Stored rows:
BEGIN
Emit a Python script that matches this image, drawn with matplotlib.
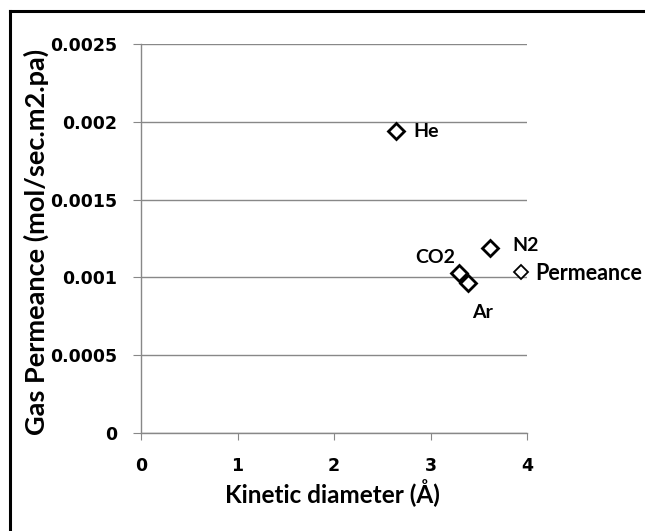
import matplotlib
matplotlib.use('Agg')
import matplotlib.pyplot as plt
from matplotlib.lines import Line2D

# kinetic diameter (A) vs gas permeance (mol/sec.m2.pa)
gases = ['He', 'CO2', 'Ar', 'N2']
diam = [2.64, 3.30, 3.39, 3.62]
perm = [0.00194, 0.00103, 0.000962, 0.00119]
# label offsets in pixels (dx, dy) and alignment
offsets = {'He': (18, 0, 'left'), 'CO2': (-4, 15, 'right'),
           'Ar': (4, -29, 'left'), 'N2': (22, 2, 'left')}

xticks = [0, 1, 2, 3, 4]
yticks = [0, 0.0005, 0.001, 0.0015, 0.002, 0.0025]
ytick_labels = ['0', '0.0005', '0.001', '0.0015', '0.002', '0.0025']

W, H = 645, 531
fig = plt.figure(figsize=(W/100, H/100), dpi=100)
ax = fig.add_axes([141/W, 1-433/H, (527-141)/W, (433-44)/H])

grey = '#888888'
txt = dict(family='Lato', weight='bold')

ax.plot(diam, perm, ls='none', marker='D', ms=8.3, mfc='white', mec='black',
        mew=2, label='Permeance', clip_on=False, zorder=3)
for g, x, y in zip(gases, diam, perm):
    dx, dy, ha = offsets[g]
    ax.annotate(g, (x, y), xytext=(dx, dy), textcoords='offset pixels',
                ha=ha, va='center', fontsize=14, **txt)

ax.set_xlim(0, 4)
ax.set_ylim(0, 0.0025)
ax.set_xticks(xticks)
ax.set_yticks(yticks)
ax.set_yticklabels(ytick_labels)
ax.grid(axis='y', color=grey, lw=1)
ax.set_axisbelow(True)
for s in ['top', 'right']:
    ax.spines[s].set_visible(False)
for s in ['left', 'bottom']:
    ax.spines[s].set_color(grey)
    ax.spines[s].set_linewidth(1)
ax.tick_params(axis='y', direction='out', length=6, color=grey, pad=11)
ax.tick_params(axis='x', direction='out', length=5, color=grey, pad=12)
for lab in ax.get_xticklabels() + ax.get_yticklabels():
    lab.set_family('DejaVu Sans')
    lab.set_weight('bold')
    lab.set_fontsize(12.5)

ax.set_xlabel('Kinetic diameter (Å)', fontsize=17.5, va='center', **txt)
ax.xaxis.set_label_coords(0.497, -0.154)
ax.set_ylabel('Gas Permeance (mol/sec.m2.pa)', fontsize=19.5, va='center', **txt)
ax.yaxis.set_label_coords(-0.27, 0.491)

leg = ax.legend(loc='center left', bbox_to_anchor=(511/W, 1-273/H),
                bbox_transform=fig.transFigure, frameon=False, borderpad=0,
                borderaxespad=0, handlelength=0.9, handletextpad=0.22,
                prop=dict(family='Lato', weight='bold', size=15.5))
h = leg.legend_handles[0]
h.set_markersize(7)
h.set_markeredgewidth(1.3)

# outer frame, only left and top edges are inside the picture
fx, fy = 9.5/W, 1-10.5/H
fig.lines.append(Line2D([fx, fx], [-0.05, fy], transform=fig.transFigure,
                        color='black', lw=2.2, solid_capstyle='projecting'))
fig.lines.append(Line2D([fx, 1.05], [fy, fy], transform=fig.transFigure,
                        color='black', lw=2.2, solid_capstyle='projecting'))

fig.savefig('out.png', dpi=100)
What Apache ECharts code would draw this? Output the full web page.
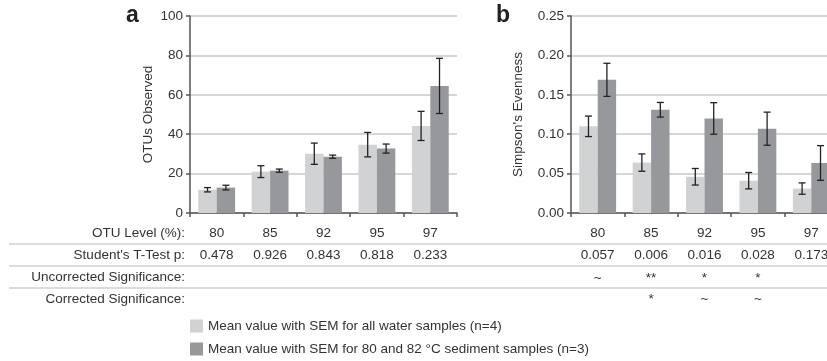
<!DOCTYPE html>
<html><head><meta charset="utf-8">
<script src="https://cdn.jsdelivr.net/npm/echarts@6/dist/echarts.min.js"></script>
<style>html,body{margin:0;padding:0;background:#fff}#c{width:827px;height:361px}</style>
</head><body><div id="c"></div>
<script>
const categories = ['80', '85', '92', '95', '97'];
const otuWater = [11.8, 21.0, 30.1, 34.7, 44.2];
const otuWaterErr = [1.1, 3.0, 5.4, 6.2, 7.4];
const otuSed = [12.9, 21.5, 28.6, 32.7, 64.5];
const otuSedErr = [1.2, 0.8, 0.8, 2.3, 14.0];
const evenWater = [0.110, 0.064, 0.046, 0.041, 0.031];
const evenWaterErr = [0.013, 0.011, 0.0105, 0.0104, 0.0072];
const evenSed = [0.169, 0.131, 0.120, 0.107, 0.0635];
const evenSedErr = [0.021, 0.0093, 0.020, 0.021, 0.022];
const pA = ['0.478', '0.926', '0.843', '0.818', '0.233'];
const pB = ['0.057', '0.006', '0.016', '0.028', '0.173'];
const uncorrA = ['', '', '', '', ''];
const uncorrB = ['~', '**', '*', '*', ''];
const corrA = ['', '', '', '', ''];
const corrB = ['', '*', '~', '~', ''];
const rowLabels = ['OTU Level (%):', "Student's T-Test p:", 'Uncorrected Significance:', 'Corrected Significance:'];
const seriesNames = ['Mean value with SEM for all water samples (n=4)', 'Mean value with SEM for 80 and 82 \u00B0C sediment samples (n=3)'];

const FONT = "'Liberation Sans', Arial, sans-serif";
const FS = 13.5;
const TXT = '#333';
const LIGHT = '#d1d2d4', DARK = '#96989b';
const GAP = 0.31;

const chart = echarts.init(document.getElementById('c'));

function rowAxes(gridIndex, rows) {
  const margins = [13, 35.5, 58, 79.5];
  return rows.map((arr, k) => ({
    type: 'category', gridIndex, data: categories, position: 'bottom',
    offset: 0,
    axisLine: { show: k === 0, lineStyle: { color: '#555', width: 1.5 } },
    axisTick: { show: k === 0, alignWithLabel: false, length: 4, lineStyle: { color: '#555', width: 1.5 } },
    axisLabel: { show: true, interval: 0, margin: margins[k], color: TXT, fontFamily: FONT, fontSize: FS,
      formatter: (v, i) => arr[i] },
    splitLine: { show: false }
  }));
}

const xAxes = [
  ...rowAxes(0, [categories, pA, uncorrA, corrA]),
  ...rowAxes(1, [categories, pB, uncorrB, corrB])
];

function yAx(gridIndex, max, interval, name, nameGap, fmt) {
  return {
    type: 'value', gridIndex, min: 0, max, interval, name, nameLocation: 'middle', nameGap,
    nameTextStyle: { color: TXT, fontFamily: FONT, fontSize: FS },
    axisLine: { show: true, lineStyle: { color: '#555', width: 1.5 } },
    axisTick: { show: true, length: 4, lineStyle: { color: '#555', width: 1.5 } },
    axisLabel: { color: TXT, fontFamily: FONT, fontSize: FS, margin: 7, formatter: fmt },
    splitLine: { show: true, lineStyle: { color: '#c8c8c8', width: 1.5 } }
  };
}

function bar(name, data, xi, yi, color) {
  return { type: 'bar', name, data, xAxisIndex: xi, yAxisIndex: yi, barGap: '0%', barCategoryGap: (GAP * 100) + '%',
    itemStyle: { color }, emphasis: { disabled: true }, silent: true };
}

function err(vals, errs, xi, yi, side) {
  return {
    type: 'custom', xAxisIndex: xi, yAxisIndex: yi, silent: true, z: 5,
    data: vals.map((v, i) => [i, v, errs[i]]),
    encode: { x: 0, y: 1 },
    renderItem: function (params, api) {
      const i = api.value(0), v = api.value(1), e = api.value(2);
      const c = api.coord([i, v]);
      const band = api.size([1, 0])[0];
      const x = c[0] + side * band * (1 - GAP) / 4;
      const t = api.coord([i, v + e])[1];
      const b = api.coord([i, v - e])[1];
      const w = 3.5;
      const st = { stroke: '#222', lineWidth: 1.3 };
      return { type: 'group', children: [
        { type: 'line', shape: { x1: x, y1: t, x2: x, y2: b }, style: st },
        { type: 'line', shape: { x1: x - w, y1: t, x2: x + w, y2: t }, style: st },
        { type: 'line', shape: { x1: x - w, y1: b, x2: x + w, y2: b }, style: st }
      ] };
    }
  };
}

const graphics = [];
graphics.push({ type: 'text', left: 126, top: 4, style: { text: 'a', font: "bold 23px " + FONT, fill: '#222' } });
graphics.push({ type: 'text', left: 496, top: 4, style: { text: 'b', font: "bold 23px " + FONT, fill: '#222' } });
const rowY = [233, 255.7, 277.5, 299];
rowLabels.forEach((t, k) => {
  graphics.push({ type: 'text', x: 185, y: rowY[k], style: { text: t, font: FS + "px " + FONT, fill: TXT, align: 'right', verticalAlign: 'middle' } });
});
[244, 266, 288].forEach(y => {
  graphics.push({ type: 'line', shape: { x1: 9, y1: y, x2: 827, y2: y }, style: { stroke: '#d0d0d0', lineWidth: 1.5 } });
});

function leg(name, top) {
  return { data: [name], left: 190, top, itemWidth: 13, itemHeight: 13, itemGap: 5, padding: 0,
    icon: 'rect', selectedMode: false, textStyle: { color: TXT, fontFamily: FONT, fontSize: FS } };
}

chart.setOption({
  animation: false,
  textStyle: { fontFamily: FONT },
  grid: [
    { left: 190, top: 16, width: 267, height: 197, containLabel: false, outerBoundsMode: 'none' },
    { left: 571, top: 16, width: 267, height: 197, containLabel: false, outerBoundsMode: 'none' }
  ],
  xAxis: xAxes,
  yAxis: [
    yAx(0, 100, 20, 'OTUs Observed', 35, v => v),
    yAx(1, 0.25, 0.05, "Simpson's Evenness", 46, v => v.toFixed(2))
  ],
  legend: [leg(seriesNames[0], 319), leg(seriesNames[1], 342)],
  series: [
    bar(seriesNames[0], otuWater, 0, 0, LIGHT),
    bar(seriesNames[1], otuSed, 0, 0, DARK),
    bar(seriesNames[0], evenWater, 4, 1, LIGHT),
    bar(seriesNames[1], evenSed, 4, 1, DARK),
    err(otuWater, otuWaterErr, 0, 0, -1),
    err(otuSed, otuSedErr, 0, 0, 1),
    err(evenWater, evenWaterErr, 4, 1, -1),
    err(evenSed, evenSedErr, 4, 1, 1)
  ],
  graphic: graphics
});
</script></body></html>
END
Short problem: Repeat the lines of the listing above verbatim, beginning at its first line and ending at the line containing "lab.set_fontsize(12.5)", which is included. Omit pictures.

Solution:
Emit a Python script that matches this image, drawn with matplotlib.
import matplotlib
matplotlib.use('Agg')
import matplotlib.pyplot as plt
from matplotlib.lines import Line2D

# kinetic diameter (A) vs gas permeance (mol/sec.m2.pa)
gases = ['He', 'CO2', 'Ar', 'N2']
diam = [2.64, 3.30, 3.39, 3.62]
perm = [0.00194, 0.00103, 0.000962, 0.00119]
# label offsets in pixels (dx, dy) and alignment
offsets = {'He': (18, 0, 'left'), 'CO2': (-4, 15, 'right'),
           'Ar': (4, -29, 'left'), 'N2': (22, 2, 'left')}

xticks = [0, 1, 2, 3, 4]
yticks = [0, 0.0005, 0.001, 0.0015, 0.002, 0.0025]
ytick_labels = ['0', '0.0005', '0.001', '0.0015', '0.002', '0.0025']

W, H = 645, 531
fig = plt.figure(figsize=(W/100, H/100), dpi=100)
ax = fig.add_axes([141/W, 1-433/H, (527-141)/W, (433-44)/H])

grey = '#888888'
txt = dict(family='Lato', weight='bold')

ax.plot(diam, perm, ls='none', marker='D', ms=8.3, mfc='white', mec='black',
        mew=2, label='Permeance', clip_on=False, zorder=3)
for g, x, y in zip(gases, diam, perm):
    dx, dy, ha = offsets[g]
    ax.annotate(g, (x, y), xytext=(dx, dy), textcoords='offset pixels',
                ha=ha, va='center', fontsize=14, **txt)

ax.set_xlim(0, 4)
ax.set_ylim(0, 0.0025)
ax.set_xticks(xticks)
ax.set_yticks(yticks)
ax.set_yticklabels(ytick_labels)
ax.grid(axis='y', color=grey, lw=1)
ax.set_axisbelow(True)
for s in ['top', 'right']:
    ax.spines[s].set_visible(False)
for s in ['left', 'bottom']:
    ax.spines[s].set_color(grey)
    ax.spines[s].set_linewidth(1)
ax.tick_params(axis='y', direction='out', length=6, color=grey, pad=11)
ax.tick_params(axis='x', direction='out', length=5, color=grey, pad=12)
for lab in ax.get_xticklabels() + ax.get_yticklabels():
    lab.set_family('DejaVu Sans')
    lab.set_weight('bold')
    lab.set_fontsize(12.5)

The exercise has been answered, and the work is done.